◆ **Short problem**
Repeat the data below exactly, dropping any pictures it holds.

◆ **Dataset extract**
§ §

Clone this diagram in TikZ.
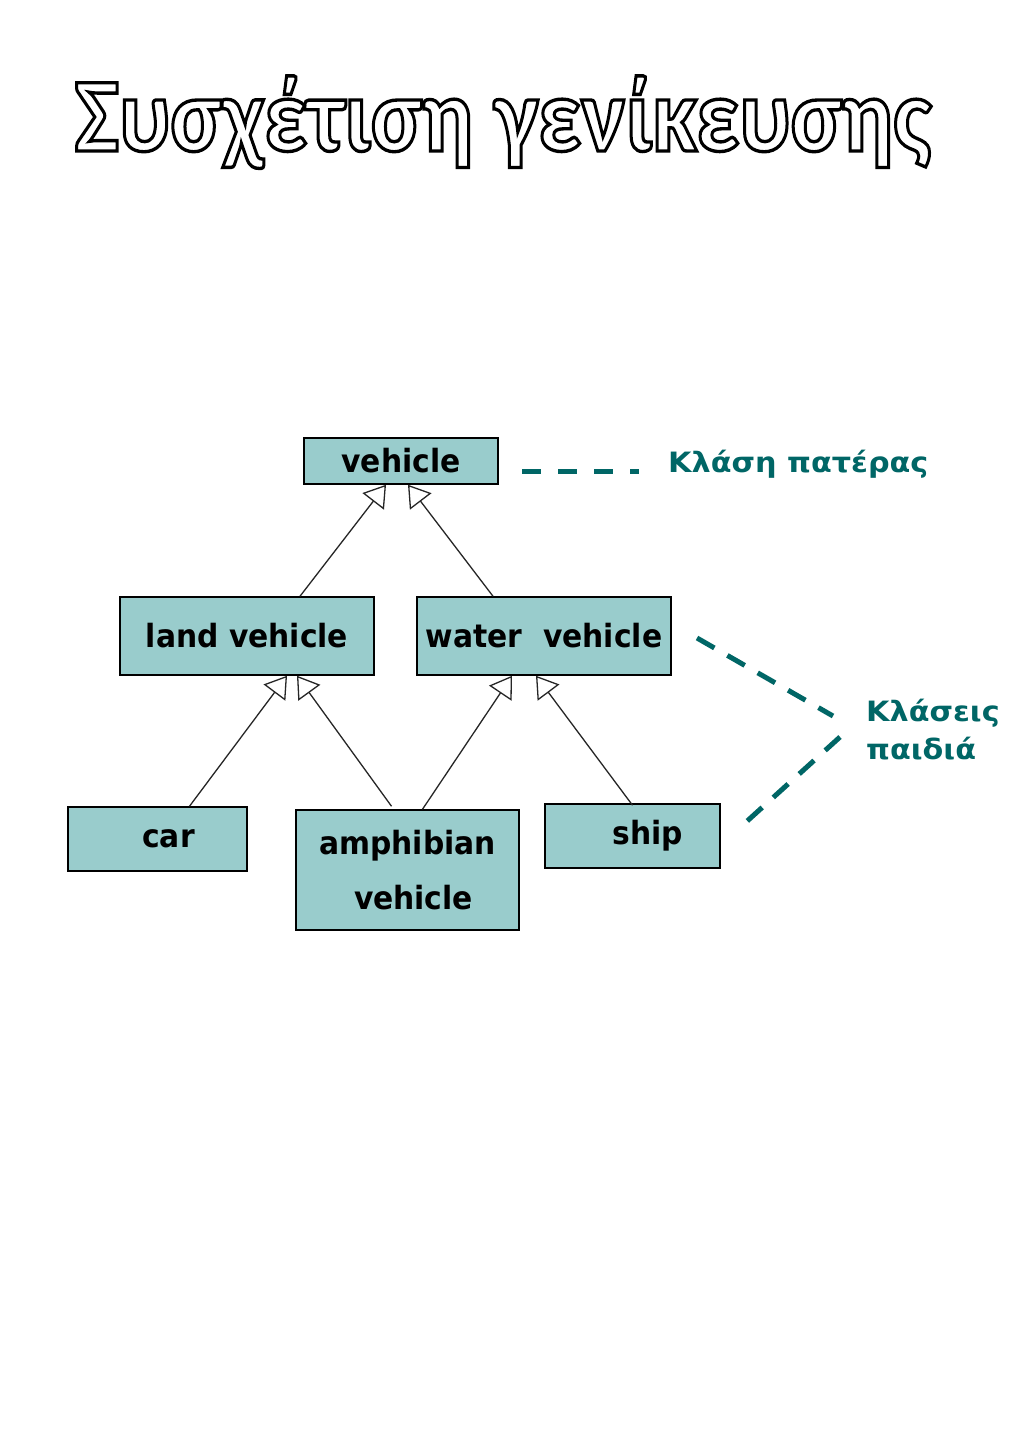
\documentclass[tikz,border=0pt]{standalone}
\usepackage{fontspec}
\usetikzlibrary{arrows.meta,calc}
\newfontfamily\titlefont{Carlito}
\newfontfamily\boxfont{DejaVu Sans}[FakeStretch=0.93]
\newfontfamily\labfont{DejaVu Sans}[FakeStretch=1.08]
\definecolor{boxfill}{HTML}{99CCCC}
\definecolor{tealtext}{HTML}{006666}
\newcommand\outlinetext[1]{\special{pdf:literal direct 1 Tr 3 w}#1\special{pdf:literal direct 0 Tr}}
\tikzset{
  cls/.style={draw=black, line width=1.5pt, fill=boxfill, inner sep=0pt,
    font=\boxfont\bfseries\fontsize{32}{55}\selectfont, text=black},
  gen/.style={draw=black!85, line width=1.3pt,
    -{Triangle[open, length=21pt, width=27pt, line width=1.3pt]}},
  note/.style={draw=tealtext, line width=5pt, dash pattern=on 19pt off 17pt},
  lab/.style={font=\labfont\bfseries\fontsize{28}{38}\selectfont, text=tealtext, inner sep=0pt}
}
\begin{document}
\begin{tikzpicture}[x=1pt,y=-1pt]
\useasboundingbox[fill=white] (0,0) rectangle (1024,1448);
% title
\node[font=\titlefont\bfseries\fontsize{94}{94}\selectfont, anchor=base, inner sep=0pt, text=black] (title) at (503,151)
  {\scalebox{1}[1.12]{\outlinetext{Συσχέτιση γενίκευσης}}};
% class boxes
\node[cls, minimum width=194pt, minimum height=46pt] (vehicle) at (401,461) {vehicle};
\node[cls, minimum width=254pt, minimum height=78pt] (land) at (247,636) {land vehicle};
\node[cls, minimum width=254pt, minimum height=78pt] (water) at (544,636) {water\ \ vehicle};
\node[cls, minimum width=179pt, minimum height=64pt, text width=179pt, align=center] (car) at (157.5,839) {\hspace*{22pt}car};
\node[cls, minimum width=223pt, minimum height=120pt, text width=223pt, align=center] (amph) at (407.5,870) {amphibian\\\hspace*{12pt}vehicle};
\node[cls, minimum width=175pt, minimum height=64pt, text width=175pt, align=center] (ship) at (632.5,836) {\hspace*{30pt}ship};
% generalisation connectors
\draw[gen] ([xshift=53pt]land.north) -- ([xshift=-15pt]vehicle.south);
\draw[gen] ([xshift=-51pt]water.north) -- ([xshift=7pt]vehicle.south);
\draw[gen] ([xshift=32pt]car.north) -- ([xshift=40pt]land.south);
\draw[gen] ([xshift=-16pt,yshift=3pt]amph.north) -- ([xshift=50pt]land.south);
\draw[gen] ([xshift=15pt]amph.north) -- ([xshift=-32pt]water.south);
\draw[gen] ([xshift=0pt,yshift=-2pt]ship.north) -- ([xshift=-8pt]water.south);
% annotations
\node[lab, anchor=base west] (parent) at (668,472) {Κλάση πατέρας};
\node[lab, anchor=north west, align=left] (children) at (866,699) {Κλάσεις\\παιδιά};
\coordinate (d1a) at (522,471);
\coordinate (d1b) at (639,471);
\coordinate (d2a) at (697,638);
\coordinate (d2b) at (833,716);
\coordinate (d3a) at (840,737);
\coordinate (d3b) at (745,823);
\draw[note] (d1a) -- (d1b);
\draw[note, dash pattern=on 20pt off 15pt] (d2a) -- (d2b);
\draw[note, dash pattern=on 20pt off 15pt] (d3a) -- (d3b);
\end{tikzpicture}
\end{document}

§ §

◆ **Correct response**
Clone this diagram in TikZ.
\documentclass[tikz,border=0pt]{standalone}
\usepackage{fontspec}
\usetikzlibrary{arrows.meta,calc}
\newfontfamily\titlefont{Carlito}
\newfontfamily\boxfont{DejaVu Sans}[FakeStretch=0.93]
\newfontfamily\labfont{DejaVu Sans}[FakeStretch=1.08]
\definecolor{boxfill}{HTML}{99CCCC}
\definecolor{tealtext}{HTML}{006666}
\newcommand\outlinetext[1]{\special{pdf:literal direct 1 Tr 3 w}#1\special{pdf:literal direct 0 Tr}}
\tikzset{
  cls/.style={draw=black, line width=1.5pt, fill=boxfill, inner sep=0pt,
    font=\boxfont\bfseries\fontsize{32}{55}\selectfont, text=black},
  gen/.style={draw=black!85, line width=1.3pt,
    -{Triangle[open, length=21pt, width=27pt, line width=1.3pt]}},
  note/.style={draw=tealtext, line width=5pt, dash pattern=on 19pt off 17pt},
  lab/.style={font=\labfont\bfseries\fontsize{28}{38}\selectfont, text=tealtext, inner sep=0pt}
}
\begin{document}
\begin{tikzpicture}[x=1pt,y=-1pt]
\useasboundingbox[fill=white] (0,0) rectangle (1024,1448);
% title
\node[font=\titlefont\bfseries\fontsize{94}{94}\selectfont, anchor=base, inner sep=0pt, text=black] (title) at (503,151)
  {\scalebox{1}[1.12]{\outlinetext{Συσχέτιση γενίκευσης}}};
% class boxes
\node[cls, minimum width=194pt, minimum height=46pt] (vehicle) at (401,461) {vehicle};
\node[cls, minimum width=254pt, minimum height=78pt] (land) at (247,636) {land vehicle};
\node[cls, minimum width=254pt, minimum height=78pt] (water) at (544,636) {water\ \ vehicle};
\node[cls, minimum width=179pt, minimum height=64pt, text width=179pt, align=center] (car) at (157.5,839) {\hspace*{22pt}car};
\node[cls, minimum width=223pt, minimum height=120pt, text width=223pt, align=center] (amph) at (407.5,870) {amphibian\\\hspace*{12pt}vehicle};
\node[cls, minimum width=175pt, minimum height=64pt, text width=175pt, align=center] (ship) at (632.5,836) {\hspace*{30pt}ship};
% generalisation connectors
\draw[gen] ([xshift=53pt]land.north) -- ([xshift=-15pt]vehicle.south);
\draw[gen] ([xshift=-51pt]water.north) -- ([xshift=7pt]vehicle.south);
\draw[gen] ([xshift=32pt]car.north) -- ([xshift=40pt]land.south);
\draw[gen] ([xshift=-16pt,yshift=3pt]amph.north) -- ([xshift=50pt]land.south);
\draw[gen] ([xshift=15pt]amph.north) -- ([xshift=-32pt]water.south);
\draw[gen] ([xshift=0pt,yshift=-2pt]ship.north) -- ([xshift=-8pt]water.south);
% annotations
\node[lab, anchor=base west] (parent) at (668,472) {Κλάση πατέρας};
\node[lab, anchor=north west, align=left] (children) at (866,699) {Κλάσεις\\παιδιά};
\coordinate (d1a) at (522,471);
\coordinate (d1b) at (639,471);
\coordinate (d2a) at (697,638);
\coordinate (d2b) at (833,716);
\coordinate (d3a) at (840,737);
\coordinate (d3b) at (745,823);
\draw[note] (d1a) -- (d1b);
\draw[note, dash pattern=on 20pt off 15pt] (d2a) -- (d2b);
\draw[note, dash pattern=on 20pt off 15pt] (d3a) -- (d3b);
\end{tikzpicture}
\end{document}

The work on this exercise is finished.